__Collected material__.

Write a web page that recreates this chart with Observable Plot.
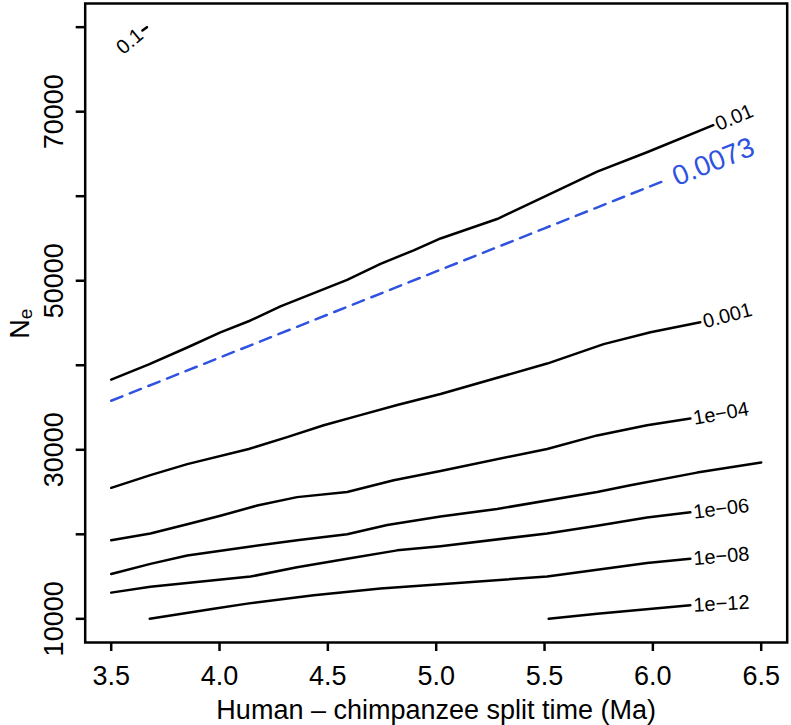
<!DOCTYPE html>
<html>
<head>
<meta charset="utf-8">
<script src="https://cdn.jsdelivr.net/npm/d3@7"></script>
<script src="https://cdn.jsdelivr.net/npm/@observablehq/plot@0.6"></script>
<style>
  html, body { margin: 0; padding: 0; background: #ffffff; }
</style>
</head>
<body>
<div id="chart"></div>
<script>
// ---- Data (split time in Ma, Ne) ----
const xTicks = [3.5, 4.0, 4.5, 5.0, 5.5, 6.0, 6.5];
const yTicksAll = [10000, 20000, 30000, 40000, 50000, 60000, 70000, 80000];
const yTickLabels = [10000, 30000, 50000, 70000];

const c0_1_x = [3.644, 3.665];
const c0_1_y = [79600, 80000];

const c0_01_x = [3.5, 3.674, 3.851, 4.004, 4.143, 4.281, 4.589, 4.743, 4.896, 5.020, 5.281, 5.512, 5.743, 5.973, 6.279];
const c0_01_y = [38300, 40100, 42100, 43900, 45300, 46960, 50100, 52000, 53600, 55000, 57300, 60100, 62900, 65200, 68400];

const c0_0073_x = [3.5, 4.0, 4.5, 5.0, 5.5, 6.05];
const c0_0073_y = [35800, 40900, 46000, 51100, 56200, 61800];

const c0_001_x = [3.5, 3.681, 3.851, 4.135, 4.312, 4.481, 4.650, 4.820, 5.020, 5.512, 5.773, 5.989, 6.219];
const c0_001_y = [25500, 27000, 28300, 30100, 31500, 32900, 34100, 35300, 36600, 40200, 42500, 43900, 45100];

const c1e04_x = [3.5, 3.681, 3.851, 4.004, 4.174, 4.358, 4.589, 4.804, 5.020, 5.512, 5.743, 5.973, 6.173];
const c1e04_y = [19300, 20100, 21200, 22200, 23400, 24400, 25000, 26400, 27500, 30100, 31700, 32900, 33700];

const c1e05_x = [3.5, 3.681, 3.851, 4.128, 4.358, 4.589, 4.774, 5.020, 5.281, 5.743, 5.896, 6.204, 6.5];
const c1e05_y = [15300, 16500, 17500, 18500, 19300, 20000, 21100, 22100, 23000, 25000, 25800, 27300, 28500];

const c1e06_x = [3.5, 3.681, 4.143, 4.358, 4.589, 4.820, 5.020, 5.512, 5.743, 5.973, 6.173];
const c1e06_y = [13100, 13800, 15000, 16100, 17100, 18100, 18600, 20100, 21000, 22000, 22600];

const c1e08_x = [3.678, 3.973, 4.128, 4.435, 4.743, 5.020, 5.512, 5.743, 5.973, 6.173];
const c1e08_y = [10000, 11200, 11800, 12800, 13600, 14100, 15000, 15800, 16600, 17100];

const c1e12_x = [5.519, 5.743, 6.173];
const c1e12_y = [10000, 10600, 11600];

const levelNames = ["0.1", "0.01", "0.001", "1e\u221204", "1e\u221205", "1e\u221206", "1e\u221208", "1e\u221212"];
const labelShown = [true, true, true, true, false, true, true, true];
const labelAngles = [-40, -23, -15, -10, 0, -7, -5, -3];
const blackXs = [c0_1_x, c0_01_x, c0_001_x, c1e04_x, c1e05_x, c1e06_x, c1e08_x, c1e12_x];
const blackYs = [c0_1_y, c0_01_y, c0_001_y, c1e04_y, c1e05_y, c1e06_y, c1e08_y, c1e12_y];

const blueLevel = "0.0073";
const blueAngle = -22;

const xTitle = "Human \u2013 chimpanzee split time (Ma)";
const yTitleMain = "N";
const yTitleSub = "e";

// ---- Build tables ----
const blackRows = levelNames.flatMap((lev, k) => blackXs[k].map((x, i) => ({level: lev, x, y: blackYs[k][i]})));
const blueRows = c0_0073_x.map((x, i) => ({level: blueLevel, x, y: c0_0073_y[i]}));

// Labels sit at the end of each contour line (0.1 label sits before its short piece)
const endLabels = levelNames.map((lev, k) => {
  const n = blackXs[k].length;
  return {level: lev, x: blackXs[k][n - 1], y: blackYs[k][n - 1], angle: labelAngles[k], show: labelShown[k]};
}).filter(d => d.show && d.level !== "0.1");
const startLabel = [{level: levelNames[0], x: c0_1_x[0], y: c0_1_y[0], angle: labelAngles[0]}];
const blueLabel = [{level: blueLevel, x: c0_0073_x[c0_0073_x.length - 1], y: c0_0073_y[c0_0073_y.length - 1], angle: blueAngle}];

const BLUE = "#2f52e0";
const FONT = "'Liberation Sans', Arial, Helvetica, sans-serif";

const chart = Plot.plot({
  width: 791,
  height: 725,
  marginLeft: 84.7,
  marginRight: 4.3,
  marginTop: 3,
  marginBottom: 83,
  style: {fontFamily: FONT, fontSize: "27px", color: "black", background: "white", overflow: "visible"},
  x: {domain: [3.38, 6.62], label: null},
  y: {domain: [7200, 82800], label: null},
  marks: [
    Plot.line(blackRows, {x: "x", y: "y", z: "level", stroke: "black", strokeWidth: 2.5, strokeLinejoin: "round"}),
    Plot.line(blueRows, {x: "x", y: "y", stroke: BLUE, strokeWidth: 2.5, strokeDasharray: "12,8"}),
    Plot.text(endLabels, {x: "x", y: "y", text: "level", rotate: "angle", textAnchor: "start", lineAnchor: "middle", dx: 3, fontSize: 20, fill: "black"}),
    Plot.text(startLabel, {x: "x", y: "y", text: "level", rotate: "angle", textAnchor: "end", lineAnchor: "middle", dx: -2, dy: 2, fontSize: 20, fill: "black"}),
    Plot.text(blueLabel, {x: "x", y: "y", text: "level", rotate: "angle", textAnchor: "start", lineAnchor: "middle", dx: 10, dy: -3, fontSize: 28, fill: BLUE}),
    Plot.frame({stroke: "black", strokeWidth: 2.5}),
    Plot.axisX({ticks: xTicks, tickSize: 9, tickPadding: 14, strokeWidth: 2.5, fontSize: 27, tickFormat: d3.format(".1f"), label: null}),
    Plot.axisY({ticks: yTicksAll, tickSize: 9, strokeWidth: 2.5, tickFormat: () => "", label: null}),
    Plot.axisY({ticks: yTickLabels, tickSize: 0, tickRotate: -90, tickPadding: 22, fontSize: 27, tickFormat: d3.format("d"), label: null}),
    Plot.text([xTitle], {text: d => d, frameAnchor: "bottom", lineAnchor: "bottom", dy: 76, fontSize: 27, fill: "black"}),
    Plot.text([yTitleMain], {text: d => d, frameAnchor: "left", rotate: -90, textAnchor: "middle", lineAnchor: "bottom", dx: -56, dy: 6, fontSize: 27, fill: "black"}),
    Plot.text([yTitleSub], {text: d => d, frameAnchor: "left", rotate: -90, textAnchor: "middle", lineAnchor: "bottom", dx: -53, dy: -9, fontSize: 19, fill: "black"})
  ]
});

document.getElementById("chart").appendChild(chart);
</script>
</body>
</html>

__Instructions for the task__. Repeat the lines of the listing above verbatim, beginning at its first line and ending at the line containing "21000, 22000, 22600];", which is included. Omit pictures.

__Finished answer__.
Write a web page that recreates this chart with Observable Plot.
<!DOCTYPE html>
<html>
<head>
<meta charset="utf-8">
<script src="https://cdn.jsdelivr.net/npm/d3@7"></script>
<script src="https://cdn.jsdelivr.net/npm/@observablehq/plot@0.6"></script>
<style>
  html, body { margin: 0; padding: 0; background: #ffffff; }
</style>
</head>
<body>
<div id="chart"></div>
<script>
// ---- Data (split time in Ma, Ne) ----
const xTicks = [3.5, 4.0, 4.5, 5.0, 5.5, 6.0, 6.5];
const yTicksAll = [10000, 20000, 30000, 40000, 50000, 60000, 70000, 80000];
const yTickLabels = [10000, 30000, 50000, 70000];

const c0_1_x = [3.644, 3.665];
const c0_1_y = [79600, 80000];

const c0_01_x = [3.5, 3.674, 3.851, 4.004, 4.143, 4.281, 4.589, 4.743, 4.896, 5.020, 5.281, 5.512, 5.743, 5.973, 6.279];
const c0_01_y = [38300, 40100, 42100, 43900, 45300, 46960, 50100, 52000, 53600, 55000, 57300, 60100, 62900, 65200, 68400];

const c0_0073_x = [3.5, 4.0, 4.5, 5.0, 5.5, 6.05];
const c0_0073_y = [35800, 40900, 46000, 51100, 56200, 61800];

const c0_001_x = [3.5, 3.681, 3.851, 4.135, 4.312, 4.481, 4.650, 4.820, 5.020, 5.512, 5.773, 5.989, 6.219];
const c0_001_y = [25500, 27000, 28300, 30100, 31500, 32900, 34100, 35300, 36600, 40200, 42500, 43900, 45100];

const c1e04_x = [3.5, 3.681, 3.851, 4.004, 4.174, 4.358, 4.589, 4.804, 5.020, 5.512, 5.743, 5.973, 6.173];
const c1e04_y = [19300, 20100, 21200, 22200, 23400, 24400, 25000, 26400, 27500, 30100, 31700, 32900, 33700];

const c1e05_x = [3.5, 3.681, 3.851, 4.128, 4.358, 4.589, 4.774, 5.020, 5.281, 5.743, 5.896, 6.204, 6.5];
const c1e05_y = [15300, 16500, 17500, 18500, 19300, 20000, 21100, 22100, 23000, 25000, 25800, 27300, 28500];

const c1e06_x = [3.5, 3.681, 4.143, 4.358, 4.589, 4.820, 5.020, 5.512, 5.743, 5.973, 6.173];
const c1e06_y = [13100, 13800, 15000, 16100, 17100, 18100, 18600, 20100, 21000, 22000, 22600];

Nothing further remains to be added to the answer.